2015 Tyrepower Tasmania Super Sprint
- Date: 27–29 March 2015
- Location: Launceston, Tasmania
- Venue: Symmons Plains Raceway
- Weather: Fine

Results

Race 1
- Distance: 25 laps / 60 km
- Pole position: Craig Lowndes Triple Eight Race Engineering / 51.6558
- Winner: Craig Lowndes Triple Eight Race Engineering / 22:01.3121

Race 2
- Distance: 25 laps / 60 km
- Pole position: Craig Lowndes Triple Eight Race Engineering / 51.6213
- Winner: Craig Lowndes Triple Eight Race Engineering / 24:24.0674

Race 3
- Distance: 84 laps / 200 km
- Pole position: Craig Lowndes Triple Eight Race Engineering / 51.7978
- Winner: Jamie Whincup Triple Eight Race Engineering / 1:15:21.0174

= 2015 Tasmania Super Sprint =

2015 V8 Supercar championship race

The 2015 Tyrepower Tasmania Super Sprint was a motor race for V8 Supercars held on the weekend of 27–29 March 2015. The event was held at the Symmons Plains Raceway in Launceston, Tasmania, and consisted of two sprint races, each over a distance of 60 km and one endurance race over a distance of 200 km. It was the second round of fourteen in the 2015 International V8 Supercars Championship.

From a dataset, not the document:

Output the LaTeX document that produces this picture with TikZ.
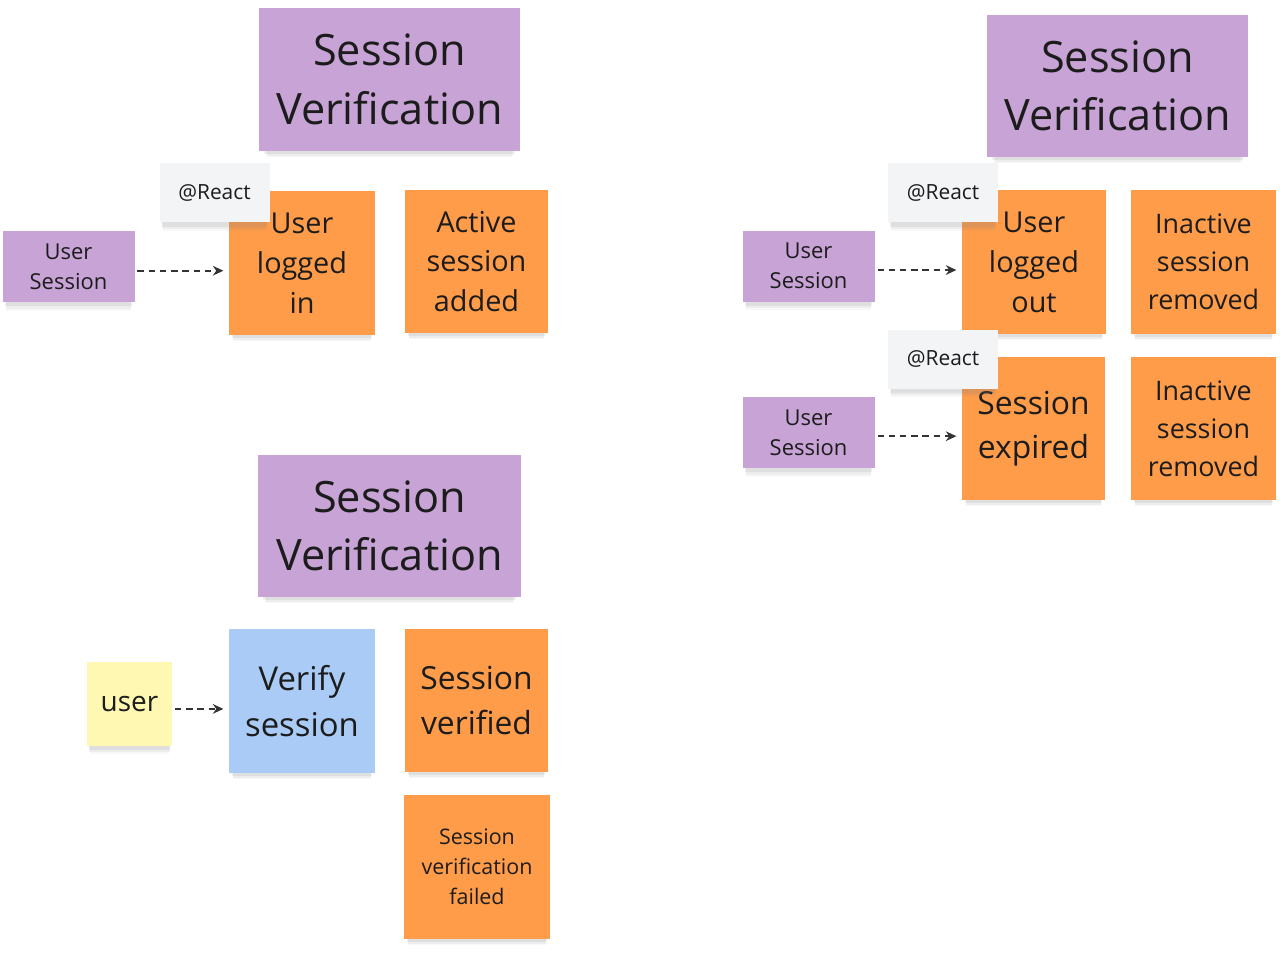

Prior to the start of the event, DJR Team Penske's Marcos Ambrose decided to step down from the driver's seat. He announced that he will work with the team and further practice with the car before he returns for the Endurance Cup. Scott Pye, who raced for the team in 2014, was announced as the replacement for Ambrose. David Reynolds and Andre Heimgartner transferred over to the Ford FG X Falcon for the event and the rest of the 2015 season.

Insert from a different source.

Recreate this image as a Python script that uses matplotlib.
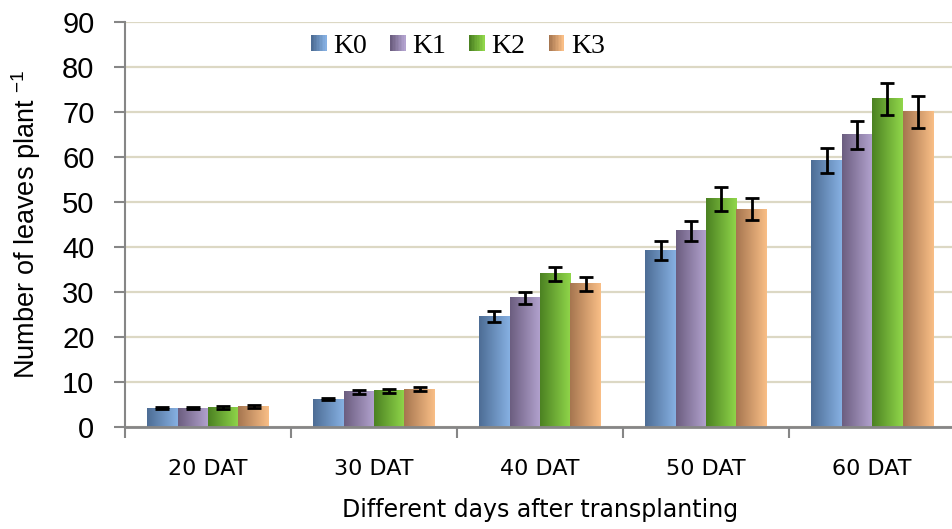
import numpy as np
import matplotlib
import matplotlib.pyplot as plt
from matplotlib.patches import Rectangle
from matplotlib.legend_handler import HandlerBase
from matplotlib.colors import LinearSegmentedColormap

matplotlib.use('agg')

# данные
days = ['20 DAT', '30 DAT', '40 DAT', '50 DAT', '60 DAT']
treatments = ['K0', 'K1', 'K2', 'K3']
k0 = [4.2, 6.2, 24.5, 39.3, 59.2]
k1 = [4.2, 7.8, 28.7, 43.6, 64.9]
k2 = [4.3, 8.0, 34.0, 50.7, 72.9]
k3 = [4.5, 8.4, 31.8, 48.4, 70.0]
k0_err = [0.3, 0.3, 1.2, 2.1, 2.8]
k1_err = [0.3, 0.4, 1.3, 2.2, 3.2]
k2_err = [0.3, 0.4, 1.6, 2.6, 3.6]
k3_err = [0.3, 0.4, 1.5, 2.5, 3.5]

values = [k0, k1, k2, k3]
errors = [k0_err, k1_err, k2_err, k3_err]
# градиенты: слева темнее, справа светлее
grads = [('#4d6d95', '#86b0e2'),
         ('#6c5e80', '#b3a3cf'),
         ('#4c8222', '#90d64a'),
         ('#a67650', '#f9be86')]

cmaps = [LinearSegmentedColormap.from_list('g%d' % i, g) for i, g in enumerate(grads)]


class GradHandler(HandlerBase):
    def __init__(self, cmap):
        super().__init__()
        self.cmap = cmap

    def create_artists(self, legend, orig_handle, xdescent, ydescent, width, height, fontsize, trans):
        n = 10
        size = min(width, height)
        x0 = -xdescent + (width - size) / 2
        y0 = -ydescent + (height - size) / 2
        arts = []
        for i in range(n):
            r = Rectangle((x0 + i * size / n, y0), size / n + 0.3, size,
                          facecolor=self.cmap(i / (n - 1)), edgecolor='none', transform=trans)
            arts.append(r)
        return arts


fig = plt.figure(figsize=(9.52, 5.29), dpi=100)
ax = fig.add_axes([0.1313, 0.1928, 0.872, 0.7656])

x = np.arange(len(days))
bw = 0.183
grad_img = np.linspace(0, 1, 64).reshape(1, -1)

for j in range(4):
    xs = x + (j - 1.5) * bw
    for xi, v in zip(xs, values[j]):
        ax.imshow(grad_img, cmap=cmaps[j], aspect='auto', interpolation='bilinear',
                  extent=(xi - bw / 2, xi + bw / 2, 0, v), zorder=2)
    ax.errorbar(xs, values[j], yerr=errors[j], fmt='none', ecolor='black',
                elinewidth=2, capsize=5, capthick=2, zorder=3)

ax.set_xlim(-0.5, 4.5)
ax.set_ylim(0, 90)
ax.set_yticks(range(0, 91, 10))
ax.set_xticks(x)
ax.set_xticklabels(days, fontsize=16)
ax.set_xticks(np.arange(-0.5, 5, 1), minor=True)
ax.tick_params(axis='x', which='major', length=0, pad=23)
ax.tick_params(axis='x', which='minor', length=8, width=1.5, color='#868686')
ax.tick_params(axis='y', length=8, width=1.5, color='#868686', pad=14)
for lab in ax.get_yticklabels():
    lab.set_family(['Liberation Sans', 'DejaVu Sans'])
    lab.set_fontsize(21)

ax.grid(axis='y', color='#dcd8c4', linewidth=1.6, zorder=0)
ax.set_axisbelow(True)
for s in ['top', 'right']:
    ax.spines[s].set_visible(False)
ax.spines['left'].set_color('#868686')
ax.spines['bottom'].set_color('#868686')
ax.spines['left'].set_linewidth(1.5)
ax.spines['bottom'].set_linewidth(2)

ax.set_xlabel('Different days after transplanting', fontsize=17, labelpad=14)
ax.set_ylabel(r'Number of leaves plant $^{\mathregular{-1}}$', fontsize=19.5,
              family=['Liberation Sans', 'DejaVu Sans'], labelpad=14)

handles = [Rectangle((0, 0), 1, 1) for _ in treatments]
leg = ax.legend(handles, treatments, loc='center', bbox_to_anchor=(0.401, 0.94), ncol=4,
                frameon=False, handlelength=0.55, handleheight=0.55, handletextpad=0.25,
                columnspacing=0.83, prop={'family': 'Liberation Serif', 'size': 20},
                handler_map={h: GradHandler(c) for h, c in zip(handles, cmaps)})

fig.savefig('out.png', dpi=100)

Saturday was a good day for Triple Eight Race Engineering's Craig Lowndes, who managed to secure pole position for both races to be held later in the day. Lowndes then proceeded to win the first race of the weekend, ahead of Mark Winterbottom and James Courtney. Erebus Motorsport's Will Davison, who started fourth on the grid, missed out on a potential podium finish after being spun around by Courtney at turn 4 on the first lap. After Davison commented that Courtney's performance was 'stupid' and 'arrogant', no further action on the incident was decided by the race stewards. Lowndes again led home the field in Race 5, ahead of teammate Jamie Whincup.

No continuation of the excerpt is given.